= Directive =
Repeat only the lines below that run from the line with "Write a LaTeX" to the line with "(secJ) at (627,210);", ends included; skip every picture.

= Entries provided =
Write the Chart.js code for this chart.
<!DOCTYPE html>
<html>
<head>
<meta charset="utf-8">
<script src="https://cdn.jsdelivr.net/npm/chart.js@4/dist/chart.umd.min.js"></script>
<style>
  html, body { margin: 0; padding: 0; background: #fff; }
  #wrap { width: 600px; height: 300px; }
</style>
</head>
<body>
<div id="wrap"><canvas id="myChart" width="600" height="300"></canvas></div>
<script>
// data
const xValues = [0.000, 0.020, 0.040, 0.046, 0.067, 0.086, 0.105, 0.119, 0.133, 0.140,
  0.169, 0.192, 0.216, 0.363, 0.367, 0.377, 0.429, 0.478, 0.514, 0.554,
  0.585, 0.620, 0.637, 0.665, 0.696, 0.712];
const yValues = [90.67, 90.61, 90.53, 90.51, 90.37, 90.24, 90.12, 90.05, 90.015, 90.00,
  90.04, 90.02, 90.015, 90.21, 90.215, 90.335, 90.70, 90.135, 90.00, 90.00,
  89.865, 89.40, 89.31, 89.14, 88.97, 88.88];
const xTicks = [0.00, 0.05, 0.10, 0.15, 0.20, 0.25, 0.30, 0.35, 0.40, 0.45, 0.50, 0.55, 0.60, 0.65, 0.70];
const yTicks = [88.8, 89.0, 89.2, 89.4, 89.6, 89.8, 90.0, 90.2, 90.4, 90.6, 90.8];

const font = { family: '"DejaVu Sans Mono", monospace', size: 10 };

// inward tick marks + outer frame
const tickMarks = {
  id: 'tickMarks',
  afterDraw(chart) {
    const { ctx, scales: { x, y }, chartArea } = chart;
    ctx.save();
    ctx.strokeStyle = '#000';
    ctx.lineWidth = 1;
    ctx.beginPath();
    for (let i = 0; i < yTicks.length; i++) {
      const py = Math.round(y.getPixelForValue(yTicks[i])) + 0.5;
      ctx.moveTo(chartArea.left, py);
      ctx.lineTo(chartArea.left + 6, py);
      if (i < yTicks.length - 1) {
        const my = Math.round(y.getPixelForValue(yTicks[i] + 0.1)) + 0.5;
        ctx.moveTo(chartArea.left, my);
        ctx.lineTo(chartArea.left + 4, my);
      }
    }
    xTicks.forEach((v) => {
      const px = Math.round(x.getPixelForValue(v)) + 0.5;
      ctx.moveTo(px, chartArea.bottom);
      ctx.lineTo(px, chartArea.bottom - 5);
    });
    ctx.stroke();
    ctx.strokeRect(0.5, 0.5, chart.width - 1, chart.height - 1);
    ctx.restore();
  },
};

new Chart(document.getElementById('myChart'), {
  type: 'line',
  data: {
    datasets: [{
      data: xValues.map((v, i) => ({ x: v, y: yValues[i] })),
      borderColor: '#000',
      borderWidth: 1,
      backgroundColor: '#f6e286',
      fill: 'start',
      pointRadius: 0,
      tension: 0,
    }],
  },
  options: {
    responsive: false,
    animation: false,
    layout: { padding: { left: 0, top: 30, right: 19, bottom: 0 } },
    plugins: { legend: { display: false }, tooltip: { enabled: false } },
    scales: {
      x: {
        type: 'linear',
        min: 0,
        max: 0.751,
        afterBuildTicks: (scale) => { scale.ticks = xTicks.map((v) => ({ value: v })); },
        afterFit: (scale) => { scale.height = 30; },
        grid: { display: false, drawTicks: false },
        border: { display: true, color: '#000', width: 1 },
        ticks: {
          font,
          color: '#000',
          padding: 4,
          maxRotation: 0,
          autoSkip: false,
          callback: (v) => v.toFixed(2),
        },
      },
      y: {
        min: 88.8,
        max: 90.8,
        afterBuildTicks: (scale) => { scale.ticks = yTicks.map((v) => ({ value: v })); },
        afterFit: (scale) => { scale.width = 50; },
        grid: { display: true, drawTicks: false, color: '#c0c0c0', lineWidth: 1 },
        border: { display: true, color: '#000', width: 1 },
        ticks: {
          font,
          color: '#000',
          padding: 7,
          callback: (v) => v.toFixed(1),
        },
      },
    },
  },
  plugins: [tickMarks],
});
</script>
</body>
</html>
--
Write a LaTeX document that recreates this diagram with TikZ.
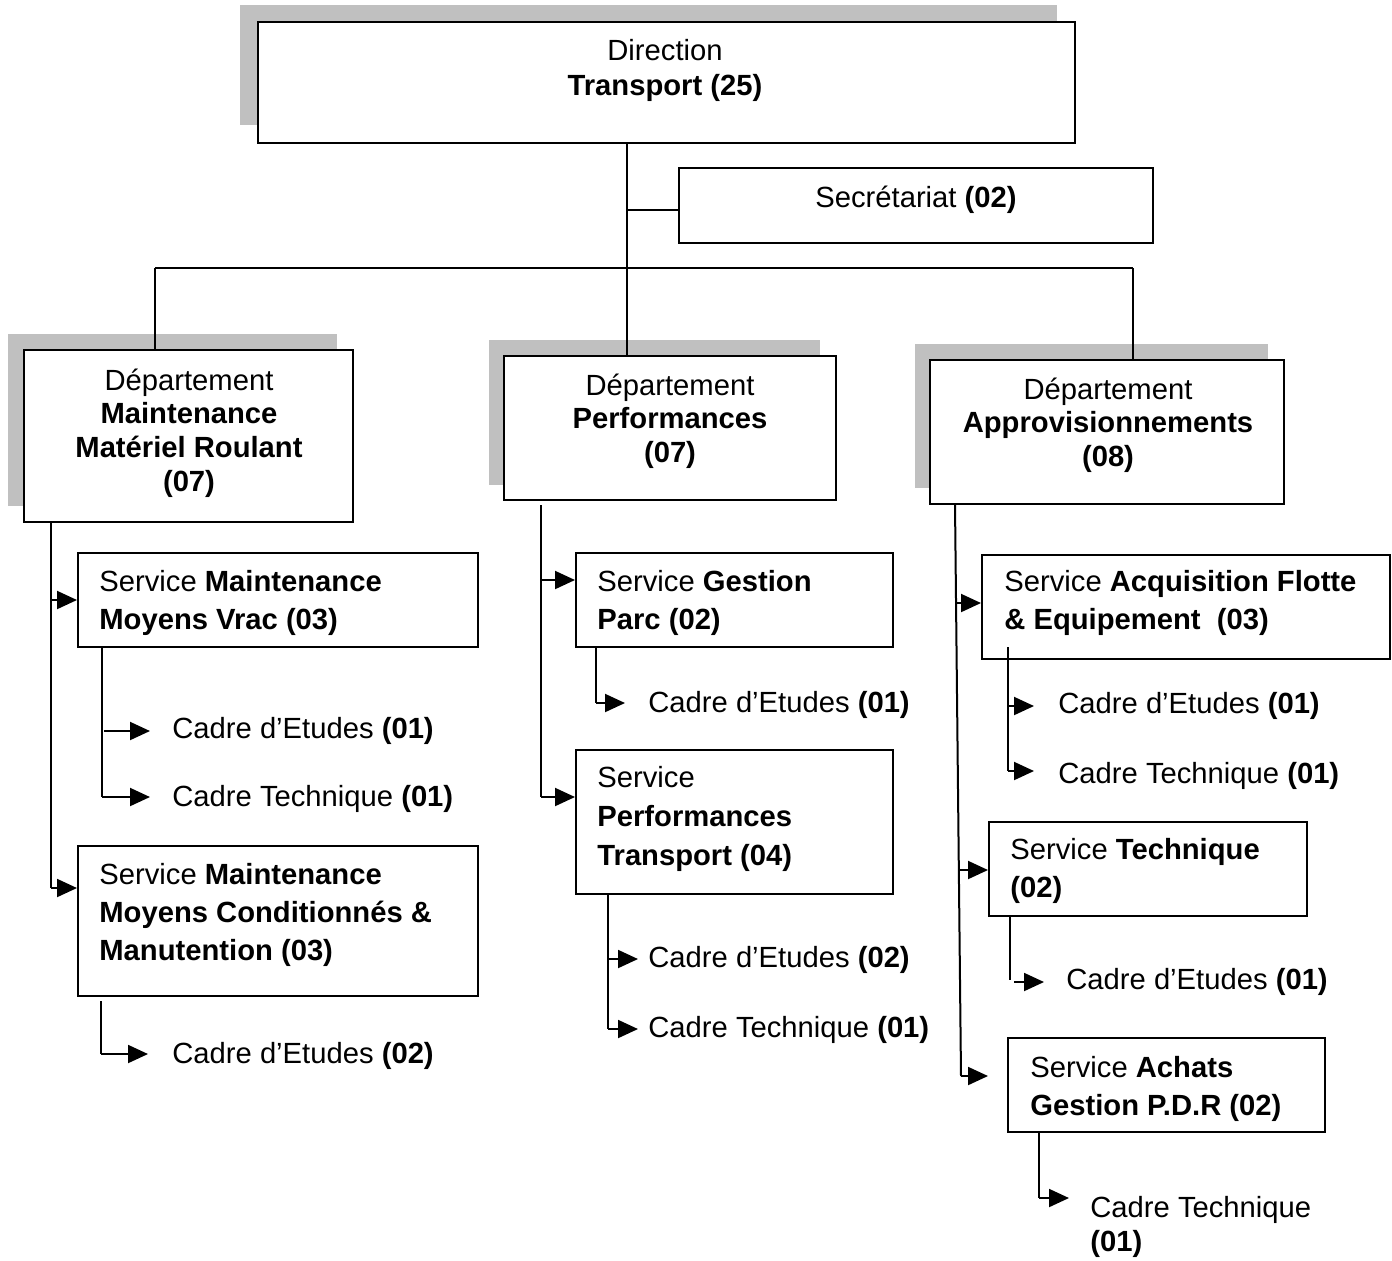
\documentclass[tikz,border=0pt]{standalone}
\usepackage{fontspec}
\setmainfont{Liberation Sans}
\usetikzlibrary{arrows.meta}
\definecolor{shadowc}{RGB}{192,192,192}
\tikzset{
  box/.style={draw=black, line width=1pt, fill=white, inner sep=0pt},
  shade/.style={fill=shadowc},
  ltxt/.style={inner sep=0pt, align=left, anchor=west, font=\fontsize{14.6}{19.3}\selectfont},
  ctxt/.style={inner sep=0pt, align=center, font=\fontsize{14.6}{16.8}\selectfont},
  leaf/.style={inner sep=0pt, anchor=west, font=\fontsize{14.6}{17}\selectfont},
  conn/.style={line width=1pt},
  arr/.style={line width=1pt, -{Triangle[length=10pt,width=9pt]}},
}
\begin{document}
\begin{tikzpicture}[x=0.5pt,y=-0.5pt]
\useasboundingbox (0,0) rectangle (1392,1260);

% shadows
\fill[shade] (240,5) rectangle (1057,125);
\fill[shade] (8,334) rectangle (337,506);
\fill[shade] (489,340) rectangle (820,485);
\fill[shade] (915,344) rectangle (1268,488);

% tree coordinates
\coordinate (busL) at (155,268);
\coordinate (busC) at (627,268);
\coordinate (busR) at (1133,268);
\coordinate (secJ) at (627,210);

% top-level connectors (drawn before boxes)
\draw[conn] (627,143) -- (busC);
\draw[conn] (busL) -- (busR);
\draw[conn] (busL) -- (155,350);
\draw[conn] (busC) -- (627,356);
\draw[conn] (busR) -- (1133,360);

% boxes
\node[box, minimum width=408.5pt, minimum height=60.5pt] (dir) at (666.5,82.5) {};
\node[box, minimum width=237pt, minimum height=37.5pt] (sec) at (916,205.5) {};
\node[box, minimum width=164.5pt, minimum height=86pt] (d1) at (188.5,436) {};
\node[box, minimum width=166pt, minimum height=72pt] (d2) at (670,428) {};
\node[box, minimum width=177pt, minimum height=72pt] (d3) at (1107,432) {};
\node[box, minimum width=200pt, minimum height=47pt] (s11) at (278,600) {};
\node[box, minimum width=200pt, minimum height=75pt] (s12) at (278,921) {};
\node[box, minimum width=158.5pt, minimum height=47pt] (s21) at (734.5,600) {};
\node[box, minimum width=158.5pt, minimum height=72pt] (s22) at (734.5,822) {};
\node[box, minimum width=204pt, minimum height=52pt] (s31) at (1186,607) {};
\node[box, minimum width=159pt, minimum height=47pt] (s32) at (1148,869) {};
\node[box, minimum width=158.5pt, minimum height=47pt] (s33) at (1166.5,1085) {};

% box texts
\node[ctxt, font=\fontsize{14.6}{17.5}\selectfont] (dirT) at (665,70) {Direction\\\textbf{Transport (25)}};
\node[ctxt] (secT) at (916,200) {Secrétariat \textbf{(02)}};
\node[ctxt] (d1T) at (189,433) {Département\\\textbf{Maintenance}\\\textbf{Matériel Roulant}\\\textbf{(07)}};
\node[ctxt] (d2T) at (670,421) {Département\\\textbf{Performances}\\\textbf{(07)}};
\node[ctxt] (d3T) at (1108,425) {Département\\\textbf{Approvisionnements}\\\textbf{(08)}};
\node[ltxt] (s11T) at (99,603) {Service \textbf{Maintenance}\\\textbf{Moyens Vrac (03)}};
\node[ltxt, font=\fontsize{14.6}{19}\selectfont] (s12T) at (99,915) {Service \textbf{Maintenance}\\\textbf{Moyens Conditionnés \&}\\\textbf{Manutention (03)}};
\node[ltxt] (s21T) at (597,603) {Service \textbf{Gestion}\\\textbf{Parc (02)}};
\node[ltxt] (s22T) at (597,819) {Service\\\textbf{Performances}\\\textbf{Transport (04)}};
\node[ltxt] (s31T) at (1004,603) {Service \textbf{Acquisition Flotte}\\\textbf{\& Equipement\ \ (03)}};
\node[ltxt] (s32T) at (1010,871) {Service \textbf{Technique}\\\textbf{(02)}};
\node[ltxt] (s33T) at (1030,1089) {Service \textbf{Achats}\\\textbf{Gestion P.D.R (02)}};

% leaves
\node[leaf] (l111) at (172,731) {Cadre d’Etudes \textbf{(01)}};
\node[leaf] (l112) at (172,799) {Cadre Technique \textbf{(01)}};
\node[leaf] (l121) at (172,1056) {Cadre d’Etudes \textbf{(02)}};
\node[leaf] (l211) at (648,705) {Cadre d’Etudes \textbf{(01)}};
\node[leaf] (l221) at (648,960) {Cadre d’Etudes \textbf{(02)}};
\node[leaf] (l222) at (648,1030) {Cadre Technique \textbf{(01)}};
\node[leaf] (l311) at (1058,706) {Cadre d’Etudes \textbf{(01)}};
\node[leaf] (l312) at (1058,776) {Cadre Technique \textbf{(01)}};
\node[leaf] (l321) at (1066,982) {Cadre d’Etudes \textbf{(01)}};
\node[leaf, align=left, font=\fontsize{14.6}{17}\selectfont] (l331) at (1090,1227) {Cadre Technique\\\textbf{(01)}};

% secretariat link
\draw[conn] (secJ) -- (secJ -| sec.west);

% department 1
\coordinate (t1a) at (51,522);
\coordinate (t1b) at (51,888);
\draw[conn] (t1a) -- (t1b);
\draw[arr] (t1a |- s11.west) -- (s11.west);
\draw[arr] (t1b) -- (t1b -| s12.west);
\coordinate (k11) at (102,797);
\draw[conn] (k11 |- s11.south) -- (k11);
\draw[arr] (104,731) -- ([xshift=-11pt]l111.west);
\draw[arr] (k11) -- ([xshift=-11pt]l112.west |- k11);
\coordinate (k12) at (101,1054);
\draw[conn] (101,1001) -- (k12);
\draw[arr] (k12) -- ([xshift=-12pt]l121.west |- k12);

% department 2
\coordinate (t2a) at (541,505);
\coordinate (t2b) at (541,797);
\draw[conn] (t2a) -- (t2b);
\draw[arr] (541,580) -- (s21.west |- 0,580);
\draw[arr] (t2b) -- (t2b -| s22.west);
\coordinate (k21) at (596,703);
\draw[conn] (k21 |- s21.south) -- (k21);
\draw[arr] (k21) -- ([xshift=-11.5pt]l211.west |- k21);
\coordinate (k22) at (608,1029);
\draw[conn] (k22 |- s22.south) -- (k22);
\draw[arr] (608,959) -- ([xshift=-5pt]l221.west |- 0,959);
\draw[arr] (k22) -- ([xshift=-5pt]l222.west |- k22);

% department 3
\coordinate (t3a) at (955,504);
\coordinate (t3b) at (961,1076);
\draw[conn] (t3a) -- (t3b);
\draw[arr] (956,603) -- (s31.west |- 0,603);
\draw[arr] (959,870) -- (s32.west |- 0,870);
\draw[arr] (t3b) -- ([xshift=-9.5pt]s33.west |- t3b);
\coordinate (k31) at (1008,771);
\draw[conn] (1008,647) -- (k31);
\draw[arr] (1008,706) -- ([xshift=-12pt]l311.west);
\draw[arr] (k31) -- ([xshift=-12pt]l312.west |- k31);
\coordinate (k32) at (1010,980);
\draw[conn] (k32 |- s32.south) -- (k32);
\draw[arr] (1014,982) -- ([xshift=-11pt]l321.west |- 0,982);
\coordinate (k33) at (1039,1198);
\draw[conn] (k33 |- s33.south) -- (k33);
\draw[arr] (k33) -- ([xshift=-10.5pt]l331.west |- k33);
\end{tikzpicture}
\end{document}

= Answer in full =
Write a LaTeX document that recreates this diagram with TikZ.
\documentclass[tikz,border=0pt]{standalone}
\usepackage{fontspec}
\setmainfont{Liberation Sans}
\usetikzlibrary{arrows.meta}
\definecolor{shadowc}{RGB}{192,192,192}
\tikzset{
  box/.style={draw=black, line width=1pt, fill=white, inner sep=0pt},
  shade/.style={fill=shadowc},
  ltxt/.style={inner sep=0pt, align=left, anchor=west, font=\fontsize{14.6}{19.3}\selectfont},
  ctxt/.style={inner sep=0pt, align=center, font=\fontsize{14.6}{16.8}\selectfont},
  leaf/.style={inner sep=0pt, anchor=west, font=\fontsize{14.6}{17}\selectfont},
  conn/.style={line width=1pt},
  arr/.style={line width=1pt, -{Triangle[length=10pt,width=9pt]}},
}
\begin{document}
\begin{tikzpicture}[x=0.5pt,y=-0.5pt]
\useasboundingbox (0,0) rectangle (1392,1260);

% shadows
\fill[shade] (240,5) rectangle (1057,125);
\fill[shade] (8,334) rectangle (337,506);
\fill[shade] (489,340) rectangle (820,485);
\fill[shade] (915,344) rectangle (1268,488);

% tree coordinates
\coordinate (busL) at (155,268);
\coordinate (busC) at (627,268);
\coordinate (busR) at (1133,268);
\coordinate (secJ) at (627,210);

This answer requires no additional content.